Arne Lööw and Ulrika Danielson, of AP4 and AP2, said: “Since oil related energy companies all have challenges ahead regarding both financial and, even more, environmental issues, we see this resolution as a good tool for helping Statoil to strengthen their reporting on climate issues.”Helen Wildsmith, Head of Ethical and Responsible Investment at fund manager CCLA, who convened the UK-focused ‘Aiming for A’ initiative added: “It’s excellent to hear that BP and Shell’s leadership is being replicated in other markets by Statoil, and that our Swedish co-filers were able to secure another board supported shareholder resolution at such short notice this year.”
But Statoil, the world’s eleventh largest oil and gas firm, is rejecting a separate proposal from WWF Norway and Greenpeace Norway about its reporting, which cites a HSBC report claiming that as much as 15% of its reserves could be “stranded assets”. Statoil says it could mean it having to disclose commercially sensitive information. The NGOs had wanted a focus on “high-risk assets” such as unconventional fossil fuel investments, including in the Arctic, tar sands, extreme deep water and “all new projects in the portfolio”.
A final tally of all assets owners who voted for the BP resolution will be released on May 7, including the likes of Dutch giant PGGM and others who weren’t able to pre-declare their voting intentions.
Statoil’s decision to back the AP funds’ resolution highlights the gulf between European and US oil and gas firms.
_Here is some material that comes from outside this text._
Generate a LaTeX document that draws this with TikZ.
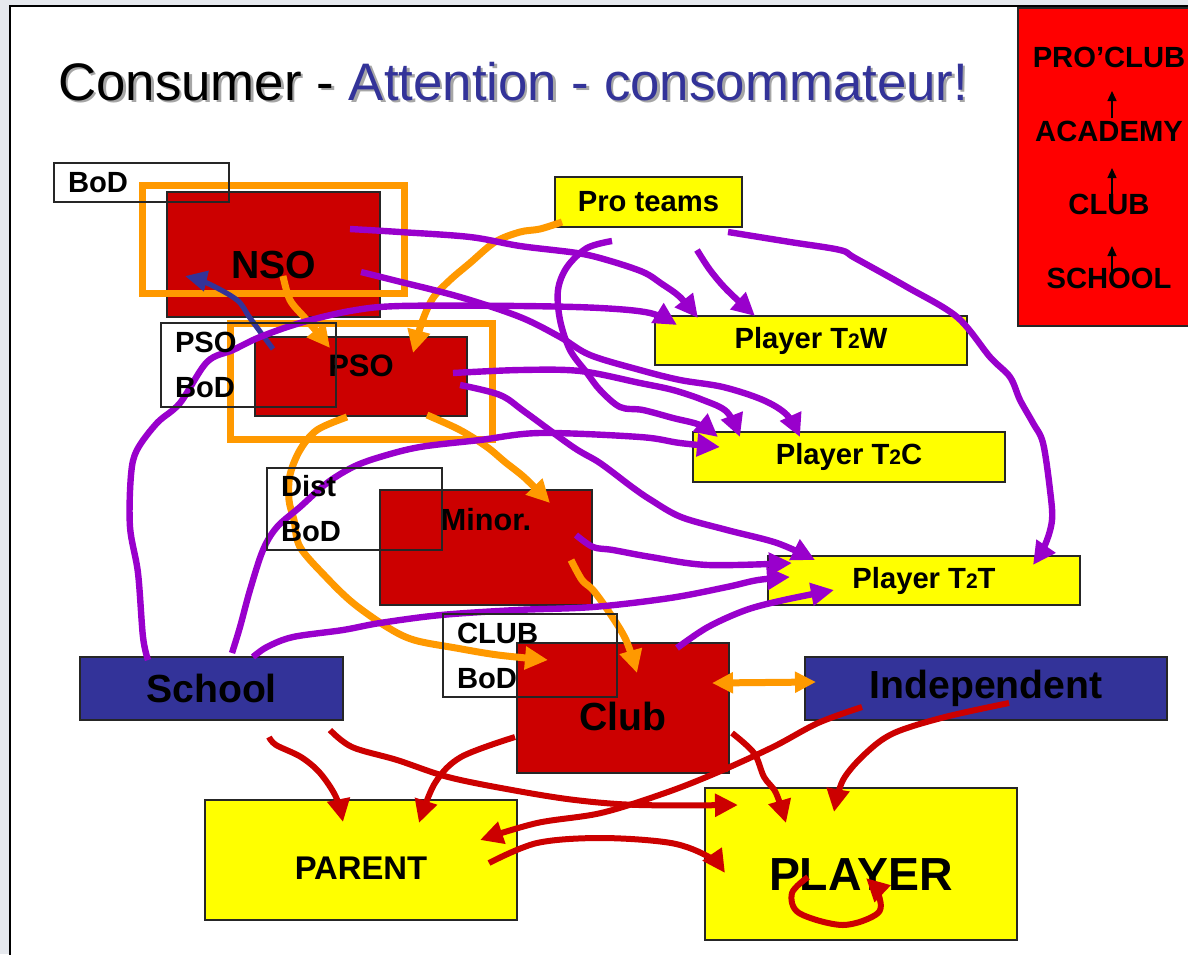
\documentclass[tikz,border=0pt]{standalone}
\usepackage{fontspec}
\setmainfont{Liberation Sans}
\usetikzlibrary{arrows.meta,calc}

\definecolor{boxred}{HTML}{CC0000}
\definecolor{legred}{HTML}{FF0000}
\definecolor{boxyellow}{HTML}{FFFF00}
\definecolor{boxblue}{HTML}{333399}
\definecolor{strokeorange}{HTML}{FF9900}
\definecolor{strokeviolet}{HTML}{9900CC}
\definecolor{slidegray}{HTML}{E6E9EE}

\begin{document}
\begin{tikzpicture}[x=0.5pt, y=-0.5pt,
    box/.style={draw=black!85, line width=0.6pt, inner sep=0pt},
    redbox/.style={box, fill=boxred},
    yelbox/.style={box, fill=boxyellow},
    bluebox/.style={box, fill=boxblue},
    bodbox/.style={draw=black!85, line width=0.6pt, align=left, text width=73.5pt,
        inner xsep=7pt, inner ysep=0pt, font=\bfseries\fontsize{14.6}{22.5}\selectfont},
    lbl/.style={font=\bfseries\fontsize{14.6}{17}\selectfont},
    biglbl/.style={font=\bfseries\fontsize{19.6}{22}\selectfont},
    titletext/.style={anchor=base west, inner sep=0pt, font=\fontsize{26.4}{30}\selectfont},
    orangeframe/.style={draw=strokeorange, line width=3.5pt},
    tipbig/.style={-{Triangle[length=11.5pt,width=11pt]}},
    vio/.style={draw=strokeviolet, line width=3.2pt, line join=round, tipbig},
    ora/.style={draw=strokeorange, line width=3.5pt, line join=round, tipbig},
    rd/.style={draw=boxred, line width=3pt, line join=round, tipbig},
    freehand/.style={smooth, tension=0.55}]

    % slide and page
    \useasboundingbox (0,0) rectangle (1188,954);
    \clip (0,0) rectangle (1188,954);
    \fill[slidegray] (0,0) rectangle (1188,954);
    \draw[fill=white, line width=1pt] (9.5,5.5) rectangle (1220,990);

    % title with its shadow
    \node[titletext, text=black!35] (titleshadow) at (60.5,102.5) {Consumer - Attention - consommateur!};
    \node[titletext] (title) at (58,100) {Consumer - \textcolor{boxblue}{Attention - consommateur!}};

    % legend on the right
    \node[box, fill=legred, minimum width=91pt, minimum height=159pt] (legend) at (1109,167) {};
    \node[lbl] (lg1) at (1109,57) {PRO’CLUB};
    \node[lbl] (lg2) at (1109,131) {ACADEMY};
    \node[lbl] (lg3) at (1109,204) {CLUB};
    \node[lbl] (lg4) at (1109,278) {SCHOOL};
    \draw[line width=0.7pt, -{Triangle[length=5pt,width=4.5pt]}] ($(lg2.center)+(3,-13)$) -- ($(lg1.center)+(3,34)$);
    \draw[line width=0.7pt, -{Triangle[length=5pt,width=4.5pt]}] ($(lg3.center)+(3,-4)$) -- ($(lg2.center)+(3,37)$);
    \draw[line width=0.7pt, -{Triangle[length=5pt,width=4.5pt]}] ($(lg4.center)+(3,-1)$) -- ($(lg3.center)+(3,42)$);

    % organisations
    \node[redbox, minimum width=106.5pt, minimum height=62.5pt,
        label={[biglbl, yshift=-5pt]center:NSO}] (nso) at (273.5,254.5) {};
    \node[redbox, minimum width=106pt, minimum height=39.5pt,
        label={[font=\bfseries\fontsize{15.5}{18}\selectfont, yshift=5.5pt]center:PSO}] (pso) at (361,376.5) {};
    \node[redbox, minimum width=106pt, minimum height=57.5pt,
        label={[font=\bfseries\fontsize{15.3}{18}\selectfont, yshift=14pt]center:Minor.}] (minor) at (486,547.5) {};
    \node[redbox, minimum width=106pt, minimum height=65pt,
        label={[biglbl, yshift=-4.3pt]center:Club}] (club) at (623,708) {};
    \node[bluebox, biglbl, minimum width=131.5pt, minimum height=31.5pt] (school) at (211.5,688.5) {School};
    \node[bluebox, biglbl, minimum width=181pt, minimum height=31.5pt] (indep) at (986,688.5) {Independent};

    % teams and people
    \node[yelbox, lbl, minimum width=93.5pt, minimum height=25pt] (pro) at (648.5,202) {Pro teams};
    \node[yelbox, lbl, minimum width=156pt, minimum height=24.5pt] (ttw) at (811,340.5) {Player T{\fontsize{10.5}{12}\selectfont 2}W};
    \node[yelbox, lbl, minimum width=156pt, minimum height=25pt] (ttc) at (849,457) {Player T{\fontsize{10.5}{12}\selectfont 2}C};
    \node[yelbox, lbl, minimum width=156pt, minimum height=24.5pt] (ttt) at (924,580.5) {Player T{\fontsize{10.5}{12}\selectfont 2}T};
    \node[yelbox, minimum width=156pt, minimum height=60pt,
        label={[font=\bfseries\fontsize{16.4}{19}\selectfont, yshift=-4.3pt]center:PARENT}] (parent) at (361,860) {};
    \node[yelbox, minimum width=156pt, minimum height=76pt,
        label={[font=\bfseries\fontsize{23.2}{26}\selectfont, yshift=-5.5pt]center:PLAYER}] (player) at (861,864) {};

    % orange frames round NSO and PSO
    \draw[orangeframe] (142.5,185) rectangle (404,293.5);
    \draw[orangeframe] (230,323) rectangle (492.5,439.5);

    % orange strokes
    \draw[ora] plot[freehand] coordinates {($(nso.center)+(9.5,21.5)$) (290,300) (305,318) (318,333) ($(pso.center)+(-31,-28.5)$)};
    \draw[ora] plot[freehand] coordinates {($(pro.center)+(-86.5,20)$) (540,229) (520,232) (495,242) (470,263) (450,280) (433,298) (422,322) ($(pso.center)+(52,-23.5)$)};
    \draw[ora] plot[freehand] coordinates {($(pso.center)+(-14,40.5)$) (317,430) (300,450) (290,475) (289,500) (294,520) (300,547) (326,577) (353,603) (387,627) (414,640) (456,648) (498,655) ($(club.center)+(-75,-48)$)};
    \draw[ora] plot[freehand] coordinates {($(pso.center)+(66,38.5)$) (460,430) (487,447) (505,462) (525,478) ($(minor.center)+(64,-44.5)$)};
    \draw[ora] plot[freehand] coordinates {($(minor.center)+(85,12.5)$) (582,580) (593,590) (609,612) (626,640) ($(club.center)+(14,-35)$)};
    \draw[draw=strokeorange, line width=3.5pt, {Triangle[length=10.5pt,width=10pt]}-{Triangle[length=10.5pt,width=10pt]}]
        ($(club.center)+(89,-25)$) -- ($(indep.center)+(-170,-6.5)$);

    % blue stroke
    \draw[draw=boxblue, line width=2.6pt, line join=round, -{Triangle[length=11pt,width=10pt]}]
        plot[freehand] coordinates {($(pso.center)+(-88,-27.5)$) (250,318) (237,300) (207,283) ($(nso.center)+(-88.5,21.5)$)};

    % violet strokes
    \draw[vio] plot[freehand] coordinates {($(nso.center)+(76.5,-25.5)$) (400,232) (470,237) (520,246) (577,253) (607,260) (643,272) (662,284) (680,297) ($(ttw.center)+(-113,-22.5)$)};
    \draw[vio] plot[freehand] coordinates {($(nso.center)+(87.5,17.5)$) (393,280) (460,297) (520,317) (560,337) (590,355) (640,370) (680,380) (723,387) (763,400) (787,415) ($(ttc.center)+(-49,-20)$)};
    \draw[vio] plot[freehand] coordinates {($(pro.center)+(-36.5,39)$) (587,248) (567,267) (558,290) (560,320) (570,350) (587,373) (600,390) (620,407) (643,410) (673,418) (700,425) ($(ttc.center)+(-131,-20)$)};
    \draw[vio] plot[freehand] coordinates {($(pro.center)+(48.5,48)$) (710,270) (727,290) ($(ttw.center)+(-56,-24.5)$)};
    \draw[vio] plot[freehand] coordinates {($(pro.center)+(79.5,30)$) (790,242) (840,250) (855,258) (907,287) (957,317) (990,357) (1010,377) (1020,400) (1033,423) (1043,443) (1050,490) (1052,520) (1045,545) ($(ttt.center)+(109,-15.5)$)};
    \draw[vio] plot[freehand] coordinates {($(school.center)+(-63.5,-28.5)$) (143,637) (138,573) (130,527) (131,475) (137,450) (157,423) (180,403) (207,362) (233,350) (260,337) (300,323) (350,311) (400,306) (520,306) (600,308) (650,313) ($(ttw.center)+(-134,-15.5)$)};
    \draw[vio] plot[freehand] coordinates {($(pso.center)+(92,-3.5)$) (520,370) (580,371) (640,383) (673,390) (703,400) (727,412) ($(ttc.center)+(-109,-20)$)};
    \draw[vio] plot[freehand] coordinates {($(school.center)+(20.5,-35.5)$) (240,627) (250,590) (263,550) (277,527) (300,507) (327,483) (353,467) (380,457) (420,447) (480,440) (540,433) (640,437) (680,443) ($(ttc.center)+(-129,-10)$)};
    \draw[vio] plot[freehand] coordinates {($(pso.center)+(99,8.5)$) (500,395) (525,412) (573,447) (600,463) (632,487) (651,500) (681,517) (727,530) (777,543) ($(ttt.center)+(-109,-20.5)$)};
    \draw[vio] plot[freehand] coordinates {($(minor.center)+(90,-12.5)$) (593,547) (613,550) (651,557) (708,565) ($(ttt.center)+(-132,-17.5)$)};
    \draw[vio] plot[freehand] coordinates {($(school.center)+(41.5,-31.5)$) (267,647) (293,637) (343,630) (380,623) (441,615) (517,610) (593,607) (670,598) (727,587) (758,580) ($(ttt.center)+(-134,-3.5)$)};
    \draw[vio] plot[freehand] coordinates {($(club.center)+(54,-60)$) (708,627) (746,610) (784,600) ($(ttt.center)+(-90,9.5)$)};

    % red strokes
    \draw[rd] plot[freehand] coordinates {($(school.center)+(57.5,48.5)$) (276,745) (301,757) (320,773) (336,797) ($(parent.center)+(-18,-38)$)};
    \draw[rd] plot[freehand] coordinates {($(school.center)+(118.5,41.5)$) (352,747) (397,760) (448,777) (512,790) (575,800) (639,805) ($(player.center)+(-123,-59)$)};
    \draw[rd] plot[freehand] coordinates {($(club.center)+(-108,29)$) (461,757) (435,783) ($(parent.center)+(58,-37)$)};
    \draw[rd] plot[freehand] coordinates {($(club.center)+(109,25)$) (754,753) (764,777) (776,793) ($(player.center)+(-75,-41)$)};
    \draw[rd] plot[freehand] coordinates {($(indep.center)+(-124,18.5)$) (818,723) (773,747) (716,773) (665,793) (601,813) (537,823) ($(parent.center)+(119,-20)$)};
    \draw[rd] plot[freehand] coordinates {($(indep.center)+(23,14.5)$) (945,717) (894,733) (866,753) (843,780) ($(player.center)+(-27,-52)$)};
    \draw[rd] plot[freehand] coordinates {($(parent.center)+(128,3)$) (537,843) (601,838) (671,843) (709,857) ($(player.center)+(-136,9)$)};
    \draw[rd] plot[freehand] coordinates {($(player.center)+(-53,13)$) (792,893) (799,913) (843,925) (878,913) (878,893) ($(player.center)+(5,14)$)};

    % boards, outlined on top
    \node[bodbox, minimum height=19.5pt] (bodtop) at (141.5,182.5) {BoD};
    \node[bodbox, minimum height=42pt] (psobod) at (248.5,365) {PSO\\BoD};
    \node[bodbox, minimum height=41pt] (distbod) at (354.5,509) {Dist\\BoD};
    \node[bodbox, minimum height=41.5pt, text width=73pt] (clubbod) at (530,655.5) {CLUB\\BoD};

\end{tikzpicture}
\end{document}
Bill McGrew, portfolio manager at CalPERS – in London for the BP AGM – told RI: “We are engaging with Exxon, Chevron and Devon Energy, but while open-minded they are not at the same stage as BP and Shell on disclosure. Constructive engagement which produces results can take years, not months.”
On the overwhelming vote at BP, McGrew said it shows the issue is “supported by the entire shareowner base”.